I don’t know who said “don’t let the perfect be the enemy of the good,” but I doubt if that person got a look at the Senate’s “framework” for gun safety in the wake of the Robb Elementary school shooting in Uvalde, Tex. The bipartisan agreement is as likely to stop the next school shooting as an AR-15 would be at stopping the 1st Armored Division. That’s because the framework feels more like a Republican attempt to avoid the issue of gun violence than a Democratic attempt to solve it.
To be fair, the agreement does represent progress: The last time Congress got it together to pass significant new gun safety legislation, O.J. Simpson and Forrest Gump were on the run. And, taken as a whole, it will likely save lives, because literally anything we can do to further restrict access to firearms will save lives. The framework could have said everybody except people named Bob can own a gun,” and it would still save lives, because there are almost 100,000 “Bob”s and I’m sure some of them should not have access to guns.

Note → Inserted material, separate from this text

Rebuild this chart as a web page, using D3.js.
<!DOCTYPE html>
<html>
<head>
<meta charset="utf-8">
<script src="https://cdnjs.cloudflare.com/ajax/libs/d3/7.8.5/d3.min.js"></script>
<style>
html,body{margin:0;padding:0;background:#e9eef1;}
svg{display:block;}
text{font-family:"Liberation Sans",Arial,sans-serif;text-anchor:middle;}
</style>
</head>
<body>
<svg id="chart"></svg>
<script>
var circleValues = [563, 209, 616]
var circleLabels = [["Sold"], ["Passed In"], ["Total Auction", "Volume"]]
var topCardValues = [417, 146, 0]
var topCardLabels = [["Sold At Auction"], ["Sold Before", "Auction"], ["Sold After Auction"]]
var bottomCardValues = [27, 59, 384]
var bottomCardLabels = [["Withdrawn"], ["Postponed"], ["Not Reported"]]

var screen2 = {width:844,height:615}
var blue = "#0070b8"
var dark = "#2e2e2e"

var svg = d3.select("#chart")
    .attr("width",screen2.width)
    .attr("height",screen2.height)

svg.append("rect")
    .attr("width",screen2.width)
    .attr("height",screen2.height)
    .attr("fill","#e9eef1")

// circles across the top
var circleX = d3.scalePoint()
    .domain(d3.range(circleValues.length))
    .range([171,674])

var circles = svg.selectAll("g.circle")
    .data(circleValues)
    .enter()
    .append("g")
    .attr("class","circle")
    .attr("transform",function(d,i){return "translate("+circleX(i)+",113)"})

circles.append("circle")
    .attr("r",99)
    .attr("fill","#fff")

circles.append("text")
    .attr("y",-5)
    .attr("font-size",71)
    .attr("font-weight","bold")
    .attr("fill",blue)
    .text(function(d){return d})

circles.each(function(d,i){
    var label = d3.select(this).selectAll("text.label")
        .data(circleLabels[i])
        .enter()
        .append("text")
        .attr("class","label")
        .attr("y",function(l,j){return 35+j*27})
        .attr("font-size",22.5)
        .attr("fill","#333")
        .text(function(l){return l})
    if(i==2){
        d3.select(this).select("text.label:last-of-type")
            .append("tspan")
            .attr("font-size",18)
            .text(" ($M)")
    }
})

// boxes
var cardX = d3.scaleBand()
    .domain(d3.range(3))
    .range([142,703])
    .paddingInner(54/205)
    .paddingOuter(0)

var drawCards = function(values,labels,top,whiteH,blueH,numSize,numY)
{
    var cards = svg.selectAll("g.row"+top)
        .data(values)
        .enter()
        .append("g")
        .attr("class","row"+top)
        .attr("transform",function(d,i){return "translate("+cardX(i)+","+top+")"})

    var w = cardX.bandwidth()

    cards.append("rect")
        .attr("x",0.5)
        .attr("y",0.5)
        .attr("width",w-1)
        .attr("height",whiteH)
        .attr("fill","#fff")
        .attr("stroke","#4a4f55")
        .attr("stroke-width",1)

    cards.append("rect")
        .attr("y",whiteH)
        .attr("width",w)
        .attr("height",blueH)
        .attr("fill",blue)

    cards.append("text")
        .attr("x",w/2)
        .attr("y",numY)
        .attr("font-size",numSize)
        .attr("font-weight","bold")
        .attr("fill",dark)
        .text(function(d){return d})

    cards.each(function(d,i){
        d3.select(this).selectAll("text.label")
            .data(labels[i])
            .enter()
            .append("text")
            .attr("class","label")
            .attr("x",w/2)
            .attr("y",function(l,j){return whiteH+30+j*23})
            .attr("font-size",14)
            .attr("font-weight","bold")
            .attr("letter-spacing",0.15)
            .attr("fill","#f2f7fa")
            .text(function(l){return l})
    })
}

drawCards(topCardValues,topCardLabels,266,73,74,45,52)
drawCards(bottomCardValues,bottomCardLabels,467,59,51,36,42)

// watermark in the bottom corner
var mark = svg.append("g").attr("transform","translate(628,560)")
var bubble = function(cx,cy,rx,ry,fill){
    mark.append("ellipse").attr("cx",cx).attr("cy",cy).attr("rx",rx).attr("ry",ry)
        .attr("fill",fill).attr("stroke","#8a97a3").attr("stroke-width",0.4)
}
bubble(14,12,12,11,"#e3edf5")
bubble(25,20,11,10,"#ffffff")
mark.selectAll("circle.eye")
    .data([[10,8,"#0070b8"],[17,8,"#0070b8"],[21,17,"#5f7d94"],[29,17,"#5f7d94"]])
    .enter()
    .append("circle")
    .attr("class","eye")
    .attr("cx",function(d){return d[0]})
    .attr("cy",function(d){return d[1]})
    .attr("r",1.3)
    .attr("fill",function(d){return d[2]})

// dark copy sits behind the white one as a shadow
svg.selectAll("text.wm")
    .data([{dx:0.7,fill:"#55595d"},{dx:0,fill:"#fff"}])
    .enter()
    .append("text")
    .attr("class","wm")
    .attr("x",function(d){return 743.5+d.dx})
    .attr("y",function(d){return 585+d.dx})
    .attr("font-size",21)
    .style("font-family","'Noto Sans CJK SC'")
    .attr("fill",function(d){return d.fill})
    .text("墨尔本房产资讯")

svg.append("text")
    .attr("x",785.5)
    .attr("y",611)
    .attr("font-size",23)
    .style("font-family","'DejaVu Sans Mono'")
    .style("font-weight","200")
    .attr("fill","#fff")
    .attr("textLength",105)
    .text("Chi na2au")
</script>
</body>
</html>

Still, it won’t come close to solving the problem of mass shootings; it doesn’t even look like it’s intended to try to solve that problem.
The framework, which was hammered out by 10 Republican and 10 Democratic senators, calls for increased focus on mental health in schools and more “security,” which I assume will devolve into hiring more police officers to cower in hallways when it’s time to stop children from being shot to death but get real brave when it’s time to harass Black and brown students. The framework also allows for denying gun ownership to people with a history of domestic violence, and not just spouses but also partners and significant others. The legislation could widen the definition of a gun “seller,” which would trigger a wider application of background checks. And the framework talks about having something called “enhanced” background checks of people who are 18–21 years of age… as if there is ever any good reason to have 18-to-21-year-olds hold a weapon of war outside of a war (note: I also don’t think we should send 18-to-21-year-olds to war).

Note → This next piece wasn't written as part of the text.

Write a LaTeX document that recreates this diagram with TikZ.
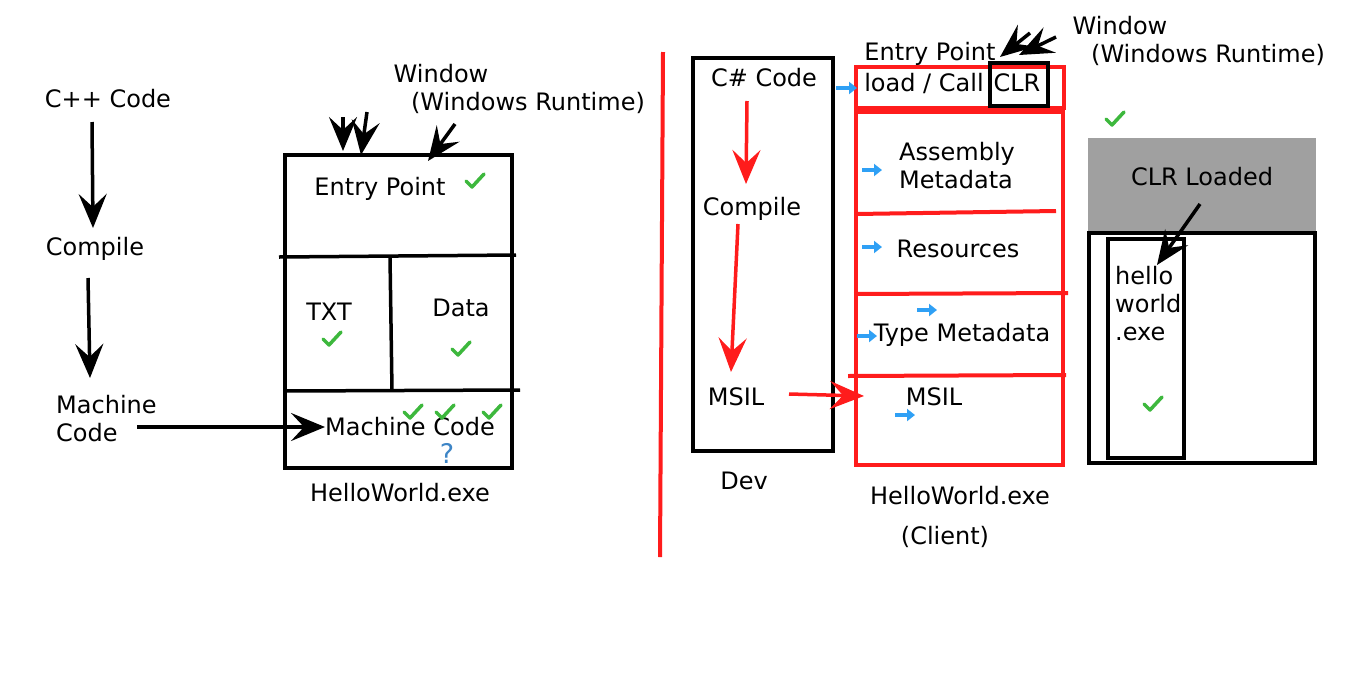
\documentclass[tikz,border=0pt]{standalone}
\usepackage{fontspec}
\setmainfont{DejaVu Sans}
\usetikzlibrary{arrows.meta}
\definecolor{myred}{HTML}{FF1C1C}
\definecolor{mygreen}{HTML}{3DB83D}
\definecolor{myblue}{HTML}{2FA0F5}
\definecolor{qblue}{HTML}{3D85C6}
\definecolor{mygray}{HTML}{A0A0A0}
\tikzset{
  lbl/.style={font=\fontsize{24}{28}\selectfont, inner sep=0pt},
  lbll/.style={lbl, anchor=west, align=left},
  blk/.style={line width=3.5pt, black},
  redl/.style={line width=4pt, myred},
  barrow/.style={line width=3.5pt, -{Stealth[length=34pt,width=28pt,inset=13pt]}},
  rarrow/.style={line width=3.5pt, myred, -{Stealth[length=34pt,width=28pt,inset=13pt]}},
  bluearrow/.style={line width=3.5pt, myblue, -{Triangle[length=8pt,width=12pt]}},
  chk/.style={line width=3.5pt, mygreen, line cap=round, line join=round},
}
\newcommand{\chkmark}[2]{\draw[chk] (#1-9,#2) -- (#1-3,#2+6) -- (#1+9,#2-7);}
\begin{document}
\begin{tikzpicture}[x=1pt,y=-1pt]
\useasboundingbox (0,0) rectangle (1366,697);
\fill[white] (0,0) rectangle (1366,697);

% ---------- left panel ----------
\node[lbl] (cpp) at (108,99) {C++ Code};
\node[lbl] (comp1) at (95,249) {Compile};
\node[lbll] (mc1) at (56,419) {Machine\\Code};
\coordinate (a1s) at (92,122); \coordinate (a1e) at (93,228);
\coordinate (a2s) at (88,278); \coordinate (a2e) at (90,378);
\draw[barrow] (a1s) -- (a1e);
\draw[barrow] (a2s) -- (a2e);

\draw[blk] (285,155) rectangle (512,468);
\draw[blk] (279,257) -- (516,255);
\draw[blk] (390,257) -- (392,391);
\draw[blk] (285,391) -- (520,390);

\node[lbl] (ep1) at (380,189) {Entry Point};
\node[lbl] (txt) at (329,312) {TXT};
\node[lbl] (data) at (461,308) {Data};
\node[lbl] (mc2) at (410,427) {Machine Code};
\node[lbl, text=qblue, font=\fontsize{27}{30}\selectfont] (q) at (447,453) {?};
\node[lbl] (hw1) at (400,493) {HelloWorld.exe};
\draw[barrow] (137,427) -- (mc2.west);

\chkmark{475}{181}
\chkmark{332}{339}
\chkmark{461}{349}
\chkmark{413}{412}
\chkmark{445}{412}
\chkmark{492}{412}

\node[lbl] (win1) at (441,74) {Window};
\node[lbl] (wrt1) at (528,103) {(Windows Runtime)};
\draw[barrow] (343,117) -- (343,151);
\draw[barrow] (367,112) -- (361,155);
\draw[barrow] (455,124) -- (428,161);

% ---------- separator ----------
\draw[redl] (663,52) -- (660,557);

% ---------- dev box ----------
\draw[blk] (693,58) rectangle (833,451);
\node[lbl] (cs) at (764,78) {C\# Code};
\node[lbl] (comp2) at (752,209) {Compile};
\node[lbl] (msil1) at (736,397) {MSIL};
\node[lbl] (dev) at (744,481) {Dev};
\draw[rarrow] (747,101) -- (746,184);
\draw[rarrow] (738,224) -- (731,372);
\draw[rarrow] (789,394) -- (864,396);

% ---------- client exe ----------
\draw[redl] (856,67) rectangle (1064,108);
\draw[redl] (856,112) rectangle (1063,465);
\draw[redl] (856,214) -- (1056,211);
\draw[redl] (854,294) -- (1068,293);
\draw[redl] (848,376) -- (1066,375);

\node[lbl] (ep2) at (930,54) {Entry Point};
\node[lbl] (load) at (924,83) {load / Call};
\draw[blk] (990,63) rectangle (1048,106);
\node[lbl] (clr) at (1017,83) {CLR};
\node[lbll] (asm) at (899,166) {Assembly\\Metadata};
\node[lbl] (res) at (958,249) {Resources};
\node[lbl] (tm) at (962,335) {Type Metadata};
\node[lbl] (msil2) at (934,397) {MSIL};
\node[lbl] (hw2) at (960,496) {HelloWorld.exe};
\node[lbl] (client) at (945,537) {(Client)};

\draw[bluearrow] (836,88) -- (857,88);
\draw[bluearrow] (862,170) -- (882,170);
\draw[bluearrow] (862,247) -- (882,247);
\draw[bluearrow] (917,310) -- (937,310);
\draw[bluearrow] (857,336) -- (877,336);
\draw[bluearrow] (895,415) -- (915,415);

\node[lbl] (win2) at (1120,26) {Window};
\node[lbl] (wrt2) at (1208,55) {(Windows Runtime)};
\draw[barrow] (1030,33) -- (1000,57);
\draw[barrow] (1056,37) -- (1019,55);

\chkmark{1115}{119}

% ---------- CLR loaded ----------
\fill[mygray] (1088,138) rectangle (1316,232);
\node[lbl] (clrl) at (1202,177) {CLR Loaded};
\draw[blk] (1089,233) rectangle (1315,463);
\draw[blk] (1108,239) rectangle (1184,458);
\node[lbll] (hello) at (1115,304) {hello\\world\\.exe};
\draw[barrow] (1200,204) -- (1157,265);
\chkmark{1153}{404}
\end{tikzpicture}
\end{document}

These proposals are weak compared to the (now defunct) assault weapons ban Bill Clinton signed in 1994. They read so much like a Republican wish list I’m surprised Ted Cruz’s campaign against doors didn’t make the cut. I can imagine some people touting this deal because it gives Republicans things that they say they want; this way, they’ll argue, when it inevitably fails, it will force them to see that they need to do more. It’s kind of a Montessori approach to gun regulation where you let the Republican children make their own mistakes. The framework is an ice cream sundae of Republican gun wishes sitting on a bed of responsible Democratic kale and garnished with media-friendly spaghetti. The hope is that when everybody digs in and realizes it’s disgusting, the adults can come in and fix the meal.
My problem with accepting that narrative is that in between Republicans getting everything they want and Republicans being shown that everything they want is ineffective are more dead children. More gun violence, more mass shootings, more murdered innocents—that’s the cost of putting together a piece of legislation that won’t do much beyond showing that it’s too weak to succeed.
There’s also the opportunity cost of this proposal. Passing a bill along the lines of this framework will still require a lot of political capital from President Joe Biden and the Democratic Party. They will still have to make faux-bipartisan kissy faces with Republicans up for reelection who just want this issue to go away so they can get back to rending their garments over gas prices. Meanwhile, Republicans who don’t vote for it will still barnstorm the country accusing Democrats of “taking away guns” even though this framework won’t actually stop an 18-year-old psychopath from getting a weapon and destroying lives. Democrats will get all the “blame” for trying to act responsibly—all for a piece of legislation that won’t actually solve anything.
I’m not trying to be an enemy of “the good”; I’m just unwilling to let Republicans gaslight me over what “good” is supposed to look like. We don’t have “enhanced” background checks when an 18-year-old wants to buy a beer or a pack of cigarettes; instead, we just don’t sell them the product. And we don’t need more police to harass Black and brown kids while failing to stop mass murderers with legally obtained guns, ammunition, and body armor. Dozens of other nations have figured out what to do. Why do we continue to be the nation that refuses to learn?
I get why some Democratic senators will support this legislation nonetheless. A guy like Senator Chris Murphy (D-Conn.), who has dedicated his career to this issue, cannot let this opportunity pass. He has to try. We all have to try.
But we don’t have to fool ourselves. Yes, the Senate framework will save lives, but, no, it does not and will not keep children safe at schools. Or shoppers safe at Supermarkets. Or worshippers safe at churches and synagogues. Or citizens safe from gang violence. Or women or members of the LGBTQ community safe from predatory men. Or anybody safe from the NRA’s bloodthirsty commitment to arms sales.
Democrats and Republicans can compromise in the Senate, but reality does not care about these political machinations. The mass killings will sadly continue, until the Senate improves its definition of what is possible.